GOAL OF THE EXERCISE
Give a verbatim copy of the lines below, minus the pictures.
---------- RECORDED INFORMATION ----------
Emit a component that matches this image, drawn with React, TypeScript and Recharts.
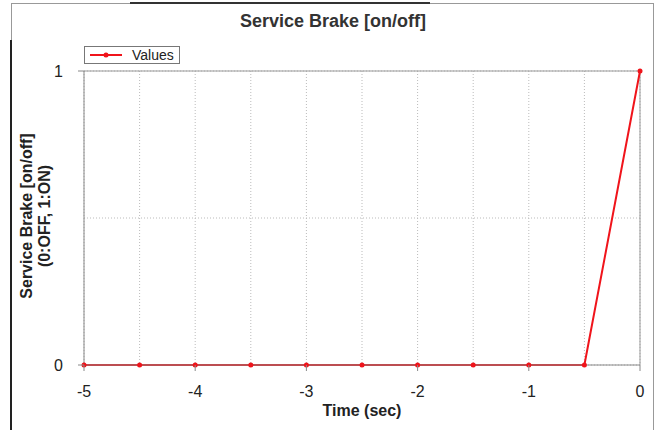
import React from "react";
import {
  CartesianGrid,
  Line,
  LineChart,
  ReferenceLine,
  XAxis,
  YAxis,
} from "recharts";

const times = [-5, -4.5, -4, -3.5, -3, -2.5, -2, -1.5, -1, -0.5, 0];
const values = [0, 0, 0, 0, 0, 0, 0, 0, 0, 0, 1];
const xTicks = [-5, -4.5, -4, -3.5, -3, -2.5, -2, -1.5, -1, -0.5, 0];
const yTicks = [0, 0.5, 1];

const data = times.map((t, i) => ({ time: t, value: values[i] }));

const font = "Arial, 'Liberation Sans', sans-serif";
const red = "#f0141b";

function XTick(props: any) {
  const { x, y, payload } = props;
  const v = payload.value;
  if (!Number.isInteger(v)) return null;
  return (
    <g>
      <line x1={x} x2={x} y1={y - 8} y2={y - 2} stroke="#888" />
      <text x={x} y={y + 24} textAnchor="middle" fontSize={16} fill="#222" fontFamily={font}>
        {v}
      </text>
    </g>
  );
}

function YTick(props: any) {
  const { x, y, payload } = props;
  const v = payload.value;
  if (!Number.isInteger(v)) return null;
  return (
    <g>
      <line x1={x + 2} x2={x + 8} y1={y} y2={y} stroke="#888" />
      <text x={x - 13} y={y + 6} textAnchor="end" fontSize={16} fill="#222" fontFamily={font}>
        {v}
      </text>
    </g>
  );
}

function YLabel() {
  const cy = 216;
  return (
    <g fontFamily={font} fontWeight="bold" fontSize={16} fill="#222">
      <text x={27} y={cy} textAnchor="middle" transform={`rotate(-90 27 ${cy})`} dy={5}>
        Service Brake [on/off]
      </text>
      <text x={45} y={cy} textAnchor="middle" transform={`rotate(-90 45 ${cy})`} dy={5}>
        (0:OFF, 1:ON)
      </text>
    </g>
  );
}

function XLabel() {
  return (
    <text x={362} y={416} textAnchor="middle" fontFamily={font} fontWeight="bold" fontSize={16} fill="#222">
      Time (sec)
    </text>
  );
}

export default function App() {
  return (
    <div style={{ position: "absolute", left: 0, top: 0, width: 659, height: 430, background: "#fff", overflow: "hidden" }}>
      <div style={{ position: "absolute", left: 11, top: 3, width: 641, height: 440, border: "1px solid #999" }} />
      <div style={{ position: "absolute", left: 10, top: 40, width: 2, height: 400, background: "#222" }} />
      <div style={{ position: "absolute", left: 130, top: 2, width: 300, height: 1.5, background: "#333" }} />
      <div
        style={{
          position: "absolute",
          left: 0,
          top: 11,
          width: 666,
          textAlign: "center",
          fontFamily: font,
          fontWeight: "bold",
          fontSize: 18,
          color: "#333",
        }}
      >
        Service Brake [on/off]
      </div>
      <div
        style={{
          position: "absolute",
          left: 84,
          top: 46,
          width: 94,
          height: 16,
          border: "1px solid #777",
          fontFamily: font,
          fontSize: 14,
          color: "#222",
          display: "flex",
          alignItems: "center",
          background: "#fff",
        }}
      >
        <svg width={36} height={16} style={{ marginLeft: 3 }}>
          <line x1={2} x2={34} y1={8} y2={8} stroke={red} strokeWidth={2} />
          <circle cx={18} cy={8} r={2.5} fill={red} />
        </svg>
        <span style={{ marginLeft: 8 }}>Values</span>
      </div>
      <div style={{ position: "absolute", left: 0, top: 0 }}>
        <LineChart width={659} height={430} data={data} margin={{ top: 71, right: 19, bottom: 35, left: 0 }}>
          <CartesianGrid stroke="#bbb" strokeDasharray="1 2" />
          <XAxis
            dataKey="time"
            type="number"
            domain={[-5, 0]}
            ticks={xTicks}
            interval={0}
            height={30}
            axisLine={{ stroke: "#888" }}
            tickLine={false}
            tick={<XTick />}
            label={{ content: <XLabel /> }}
          />
          <YAxis
            type="number"
            domain={[0, 1]}
            ticks={yTicks}
            interval={0}
            width={84}
            axisLine={{ stroke: "#888" }}
            tickLine={false}
            tick={<YTick />}
            label={{ content: <YLabel /> }}
          />
          <ReferenceLine y={1} stroke="#999" />
          <ReferenceLine x={0} stroke="#999" />
          <Line
            dataKey="value"
            stroke={red}
            strokeWidth={2}
            dot={{ r: 2.5, fill: red, stroke: "none" }}
            isAnimationActive={false}
          />
        </LineChart>
      </div>
    </div>
  );
}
----------
EXERCISE ANSWER
Emit a component that matches this image, drawn with React, TypeScript and Recharts.
import React from "react";
import {
  CartesianGrid,
  Line,
  LineChart,
  ReferenceLine,
  XAxis,
  YAxis,
} from "recharts";

const times = [-5, -4.5, -4, -3.5, -3, -2.5, -2, -1.5, -1, -0.5, 0];
const values = [0, 0, 0, 0, 0, 0, 0, 0, 0, 0, 1];
const xTicks = [-5, -4.5, -4, -3.5, -3, -2.5, -2, -1.5, -1, -0.5, 0];
const yTicks = [0, 0.5, 1];

const data = times.map((t, i) => ({ time: t, value: values[i] }));

const font = "Arial, 'Liberation Sans', sans-serif";
const red = "#f0141b";

function XTick(props: any) {
  const { x, y, payload } = props;
  const v = payload.value;
  if (!Number.isInteger(v)) return null;
  return (
    <g>
      <line x1={x} x2={x} y1={y - 8} y2={y - 2} stroke="#888" />
      <text x={x} y={y + 24} textAnchor="middle" fontSize={16} fill="#222" fontFamily={font}>
        {v}
      </text>
    </g>
  );
}

function YTick(props: any) {
  const { x, y, payload } = props;
  const v = payload.value;
  if (!Number.isInteger(v)) return null;
  return (
    <g>
      <line x1={x + 2} x2={x + 8} y1={y} y2={y} stroke="#888" />
      <text x={x - 13} y={y + 6} textAnchor="end" fontSize={16} fill="#222" fontFamily={font}>
        {v}
      </text>
    </g>
  );
}

function YLabel() {
  const cy = 216;
  return (
    <g fontFamily={font} fontWeight="bold" fontSize={16} fill="#222">
      <text x={27} y={cy} textAnchor="middle" transform={`rotate(-90 27 ${cy})`} dy={5}>
        Service Brake [on/off]
      </text>
      <text x={45} y={cy} textAnchor="middle" transform={`rotate(-90 45 ${cy})`} dy={5}>
        (0:OFF, 1:ON)
      </text>
    </g>
  );
}

function XLabel() {
  return (
    <text x={362} y={416} textAnchor="middle" fontFamily={font} fontWeight="bold" fontSize={16} fill="#222">
      Time (sec)
    </text>
  );
}

export default function App() {
  return (
    <div style={{ position: "absolute", left: 0, top: 0, width: 659, height: 430, background: "#fff", overflow: "hidden" }}>
      <div style={{ position: "absolute", left: 11, top: 3, width: 641, height: 440, border: "1px solid #999" }} />
      <div style={{ position: "absolute", left: 10, top: 40, width: 2, height: 400, background: "#222" }} />
      <div style={{ position: "absolute", left: 130, top: 2, width: 300, height: 1.5, background: "#333" }} />
      <div
        style={{
          position: "absolute",
          left: 0,
          top: 11,
          width: 666,
          textAlign: "center",
          fontFamily: font,
          fontWeight: "bold",
          fontSize: 18,
          color: "#333",
        }}
      >
        Service Brake [on/off]
      </div>
      <div
        style={{
          position: "absolute",
          left: 84,
          top: 46,
          width: 94,
          height: 16,
          border: "1px solid #777",
          fontFamily: font,
          fontSize: 14,
          color: "#222",
          display: "flex",
          alignItems: "center",
          background: "#fff",
        }}
      >
        <svg width={36} height={16} style={{ marginLeft: 3 }}>
          <line x1={2} x2={34} y1={8} y2={8} stroke={red} strokeWidth={2} />
          <circle cx={18} cy={8} r={2.5} fill={red} />
        </svg>
        <span style={{ marginLeft: 8 }}>Values</span>
      </div>
      <div style={{ position: "absolute", left: 0, top: 0 }}>
        <LineChart width={659} height={430} data={data} margin={{ top: 71, right: 19, bottom: 35, left: 0 }}>
          <CartesianGrid stroke="#bbb" strokeDasharray="1 2" />
          <XAxis
            dataKey="time"
            type="number"
            domain={[-5, 0]}
            ticks={xTicks}
            interval={0}
            height={30}
            axisLine={{ stroke: "#888" }}
            tickLine={false}
            tick={<XTick />}
            label={{ content: <XLabel /> }}
          />
          <YAxis
            type="number"
            domain={[0, 1]}
            ticks={yTicks}
            interval={0}
            width={84}
            axisLine={{ stroke: "#888" }}
            tickLine={false}
            tick={<YTick />}
            label={{ content: <YLabel /> }}
          />
          <ReferenceLine y={1} stroke="#999" />
          <ReferenceLine x={0} stroke="#999" />
          <Line
            dataKey="value"
            stroke={red}
            strokeWidth={2}
            dot={{ r: 2.5, fill: red, stroke: "none" }}
            isAnimationActive={false}
          />
        </LineChart>
      </div>
    </div>
  );
}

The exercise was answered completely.